Here's the cowardice part: there are times when I would honestly prefer to let the sleeping dogs lie. What if my female students never had to read that "all women are lying whores"? What if my black students never had to know of Gilman's bright idea to sequester African Americans until they "evolved"?  Wouldn't they be a little bit more free from fear and humiliation?  This logic breaks down with the Holocaust - an evil that must be discussed because it must never be forgotten.  And we should never forget the suffering that came and still comes at the hands of rape and of racism.  We should honor that with at least our discomfort, if not more (much more) - our vow, our commitment, our activism.

And so what if my activism is the suppression of racist and sexist texts?  No good.  We have to confront this stuff. Students have to know This, It, That happened so (the logic goes) that This, It, That doesn't happen again.  We get told over and over that we need to make our students "uncomfortable" and yes, I agree with that, but I think that that better applies to majority students, to taking them out of their comfort zone and making them realize their privilege and its costs to others.  And yet, just writing this, I feel the wincing give way to some kind of conviction: that I can frame this so that it doesn't hurt my students. I myself feel humiliated by some of the text in the Rose (it really is horrible), but I've had years of academe to create a bulwark against it. I can gain mastery over that text with the frameworks of history and literary criticism. And I can teach those frameworks, and the use of those frameworks to my students - in some sense that is the most important part of my job, no? And resistance - resistance so that we don't "leave" the topic with silenced victims but instead with the voice of resistance: Christine de Pizan to erotic violence; bell hooks to racist feminism; Viktor Ullmann to the Holocaust.  Or is that another form of escapism? of not letting the really tough, depressing stuff sit there being tough and depressing long enough?  It has to be made clear that bell hooks doesn't write away racism (it actually really does have to be made clear that resistance doesn't "make everything all right").  A balancing act of two ethics: those I owe knowledge (no injustice should be silenced) and those I owe my students (to cause them no harm or humiliation).  The "answer" is to keep talking, to be aware of (maybe even honest about) the two (multiple) sets of obligations we have.
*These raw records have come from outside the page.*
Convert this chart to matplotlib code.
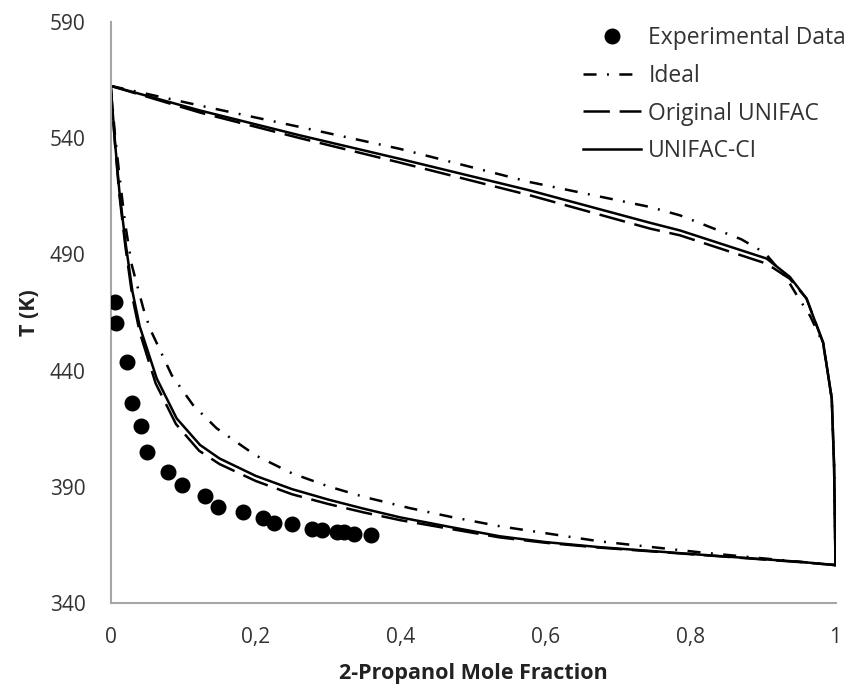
import matplotlib
matplotlib.use("Agg")
import matplotlib.pyplot as plt

plt.rcParams['font.family'] = ['Open Sans', 'DejaVu Sans']
plt.rcParams['lines.scale_dashes'] = False

# Experimental bubble-point data
exp_x = [0.006, 0.0073, 0.0225, 0.0294, 0.0418, 0.0501, 0.079, 0.0984, 0.130, 0.148,
         0.1825, 0.210, 0.2253, 0.250, 0.2777, 0.2915, 0.3122, 0.3219, 0.3357, 0.359]
exp_T = [469.7, 460.3, 443.9, 425.9, 416.0, 404.8, 396.2, 390.7, 385.9, 381.2,
         379.1, 376.5, 374.3, 373.9, 371.8, 371.4, 370.6, 370.6, 369.7, 369.2]

# Ideal model: bubble and dew curves
ideal_bub_x = [0.0, 0.006, 0.012, 0.020, 0.029, 0.045, 0.0542, 0.0842, 0.1135, 0.146,
               0.2, 0.25, 0.3, 0.35, 0.413, 0.47, 0.537, 0.675, 0.813, 0.9, 1.0]
ideal_bub_T = [562.5, 541.0, 524.0, 503.0, 485.5, 466.7, 458.0, 438.0, 425.2, 415.2,
               403.5, 395.8, 390.2, 385.6, 380.8, 377.0, 373.0, 366.5, 361.8, 359.2, 356.3]
ideal_dew_x = [0.0, 0.1235, 0.2613, 0.399, 0.5785, 0.744, 0.7854, 0.87, 0.9027, 0.9327,
               0.9465, 0.965, 0.983, 0.9948, 0.998, 1.0]
ideal_dew_T = [562.5, 554.0, 544.8, 535.4, 521.1, 510.4, 506.8, 496.5, 490.6, 479.6,
               472.5, 463.5, 451.5, 428.0, 399.4, 356.3]

# Original UNIFAC: bubble and dew curves
orig_bub_x = [0.0, 0.006, 0.012, 0.020, 0.030, 0.040, 0.062, 0.090, 0.122, 0.150,
              0.2, 0.25, 0.3, 0.35, 0.4, 0.47, 0.537, 0.6, 0.675, 0.813, 0.95, 1.0]
orig_bub_T = [562.5, 537.0, 515.5, 494.0, 471.5, 456.5, 434.5, 417.0, 405.5, 399.8,
              392.5, 386.8, 382.6, 378.9, 375.6, 371.8, 368.2, 365.9, 363.8, 360.7,
              357.6, 356.3]
orig_dew_x = [0.0, 0.1235, 0.2613, 0.399, 0.5785, 0.744, 0.7854, 0.905, 0.937, 0.960,
              0.983, 0.9948, 0.998, 1.0]
orig_dew_T = [562.5, 551.0, 540.0, 529.5, 515.4, 501.1, 498.2, 486.0, 479.5, 471.0,
              452.0, 428.0, 399.4, 356.3]

# UNIFAC-CI: bubble and dew curves
ci_bub_x = [0.0, 0.006, 0.012, 0.020, 0.030, 0.040, 0.0635, 0.091, 0.1232, 0.150,
            0.2, 0.25, 0.3, 0.35, 0.4, 0.47, 0.537, 0.6, 0.675, 0.813, 0.951, 1.0]
ci_bub_T = [562.5, 538.0, 517.0, 496.0, 474.0, 459.0, 436.6, 419.4, 408.0, 402.2,
            394.7, 389.0, 384.5, 380.5, 376.8, 372.6, 368.7, 366.2, 364.0, 360.8,
            357.7, 356.3]
ci_dew_x = [0.0, 0.1235, 0.2613, 0.399, 0.5785, 0.744, 0.7854, 0.905, 0.937, 0.960,
            0.983, 0.9948, 0.998, 1.0]
ci_dew_T = [562.5, 551.9, 541.2, 531.1, 517.5, 503.6, 500.3, 488.2, 480.3, 471.0,
            451.9, 428.0, 399.4, 356.3]

x_ticks = [0, 0.2, 0.4, 0.6, 0.8, 1]
x_tick_labels = ['0', '0,2', '0,4', '0,6', '0,8', '1']
y_ticks = [340, 390, 440, 490, 540, 590]

fig = plt.figure(figsize=(8.51, 6.87), dpi=100)
ax = fig.add_axes([0.1301, 0.1223, 0.8517, 0.8457])

lw = 1.8
ideal_ls = (0, (9.4, 7.5, 1.4, 7.5))
orig_ls = (0, (19, 7))

ax.plot(exp_x, exp_T, 'o', color='black', markersize=10.5, label='Experimental Data',
        zorder=5)
ax.plot(ideal_bub_x, ideal_bub_T, color='black', lw=lw, ls=ideal_ls, label='Ideal')
ax.plot(ideal_dew_x, ideal_dew_T, color='black', lw=lw, ls=ideal_ls)
ax.plot(orig_bub_x, orig_bub_T, color='black', lw=lw, ls=orig_ls, label='Original UNIFAC')
ax.plot(orig_dew_x, orig_dew_T, color='black', lw=lw, ls=orig_ls)
ax.plot(ci_bub_x, ci_bub_T, color='black', lw=lw, ls='-', label='UNIFAC-CI')
ax.plot(ci_dew_x, ci_dew_T, color='black', lw=lw, ls='-')

ax.set_xlim(0, 1)
ax.set_ylim(340, 590)
ax.set_xticks(x_ticks)
ax.set_xticklabels(x_tick_labels)
ax.set_yticks(y_ticks)
ax.tick_params(length=0, labelsize=15, colors='#333333')
ax.tick_params(axis='x', pad=17)
ax.tick_params(axis='y', pad=18)

for side in ['top', 'right']:
    ax.spines[side].set_visible(False)
for side in ['left', 'bottom']:
    ax.spines[side].set_color('#a6a6a6')
    ax.spines[side].set_linewidth(1.5)

ax.set_xlabel('2-Propanol Mole Fraction', fontsize=15.5, fontweight='bold', color='#222222',
              labelpad=11)
ax.set_ylabel('T (K)', fontsize=15.5, fontweight='bold', color='#222222', labelpad=7)

ax.legend(loc='upper left', bbox_to_anchor=(583 / 851, 1 - 26 / 687),
          bbox_transform=fig.transFigure, frameon=False, fontsize=16.5,
          borderaxespad=0, borderpad=0,
          handlelength=2.55, handletextpad=0.3, labelspacing=0.6, labelcolor='#333333')

fig.savefig('out.png', dpi=100)
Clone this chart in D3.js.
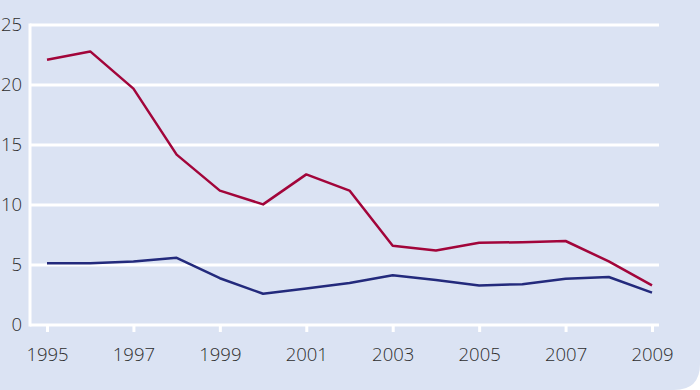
<!DOCTYPE html>
<html><head><meta charset="utf-8">
<script src="https://cdn.jsdelivr.net/npm/d3@7"></script>
<style>
html,body{margin:0;padding:0;background:#ffffff;}
svg{display:block;}
</style></head>
<body>
<svg id="chart" width="700" height="390"></svg>
<script>
const years = [1995,1996,1997,1998,1999,2000,2001,2002,2003,2004,2005,2006,2007,2008,2009];
const redSeries = [22.1,22.8,19.7,14.2,11.2,10.05,12.55,11.2,6.6,6.2,6.85,6.9,7.0,5.3,3.3];
const blueSeries = [5.15,5.15,5.3,5.6,3.9,2.6,3.05,3.5,4.15,3.75,3.3,3.4,3.85,4.0,2.7];
const xTickYears = [1995,1997,1999,2001,2003,2005,2007,2009];
const yTickValues = [0,5,10,15,20,25];

(function () {
const W = 700, H = 390;
const svg = d3.select("#chart");

// background panel with rounded bottom-right corner
const r = 26;
svg.append("path")
  .attr("d", `M0,0 H${W} V${H - r} Q${W},${H} ${W - r},${H} H0 Z`)
  .attr("fill", "#dbe3f3");

const mLeft = 30, mRight = 659, mTop = 25, mBottom = 325;
const x = d3.scaleLinear().domain([1995, 2009]).range([47, 652]);
const y = d3.scaleLinear().domain([0, 25]).range([mBottom, mTop]);

// horizontal grid lines
svg.append("g").selectAll("line").data(yTickValues).join("line")
  .attr("x1", mLeft).attr("x2", mRight)
  .attr("y1", d => y(d)).attr("y2", d => y(d))
  .attr("stroke", "#ffffff").attr("stroke-width", 3);

// left axis line
svg.append("line")
  .attr("x1", mLeft).attr("x2", mLeft)
  .attr("y1", mTop - 1.5).attr("y2", mBottom + 1.5)
  .attr("stroke", "#ffffff").attr("stroke-width", 3);

// y axis labels
const yAxis = d3.axisLeft(y).tickValues(yTickValues).tickSize(0).tickPadding(8).tickFormat(d3.format("d"));
const gy = svg.append("g").attr("transform", `translate(${mLeft},0)`).call(yAxis);
gy.select(".domain").remove();
gy.selectAll("text").attr("font-size", 18.5).attr("fill", "#2e2e2e")
  .attr("font-family", "'Open Sans', sans-serif").attr("font-weight", 300);

// x axis
const xAxis = d3.axisBottom(x).tickValues(xTickYears).tickSize(7).tickPadding(16).tickFormat(d3.format("d"));
const gx = svg.append("g").attr("transform", `translate(0,${mBottom})`).call(xAxis);
gx.select(".domain").remove();
gx.selectAll("line").attr("stroke", "#ffffff").attr("stroke-width", 3);
gx.selectAll("text").attr("font-size", 18.5).attr("fill", "#2e2e2e")
  .attr("font-family", "'Open Sans', sans-serif").attr("font-weight", 300);

const line = d3.line().x((d, i) => x(years[i])).y(d => y(d));

svg.append("path").datum(redSeries)
  .attr("d", line).attr("fill", "none")
  .attr("stroke", "#a2053a").attr("stroke-width", 2.5).attr("stroke-linejoin", "round");

svg.append("path").datum(blueSeries)
  .attr("d", line).attr("fill", "none")
  .attr("stroke", "#232a7c").attr("stroke-width", 2.5).attr("stroke-linejoin", "round");
})();
</script>
</body></html>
Above is Robinet Testard's opening miniature to the Roman de la Rose: on one side the author (who writes terrible things, even if they are not in his own voice), and on the other the dreamer (who will "hear" all of these things and have to decide what to do with them).  Students and I have often come to hate him for what he wrote - but he himself reminds us these terrible things are in the world of the dreamer whether the dreamer be awake or asleep, and he is only telling of them again (and again).  Whether and how we wake up to that knowledge is up to us.

1 comment:

  1. This is a little silly, my commenting here, but I wanted to get this down: a reason this pain and confrontation is worthwhile is to talk about how _students_ can resist it, modeled on/inspired by other forms of resistance. This seems obvious to me this morning - not so much last night.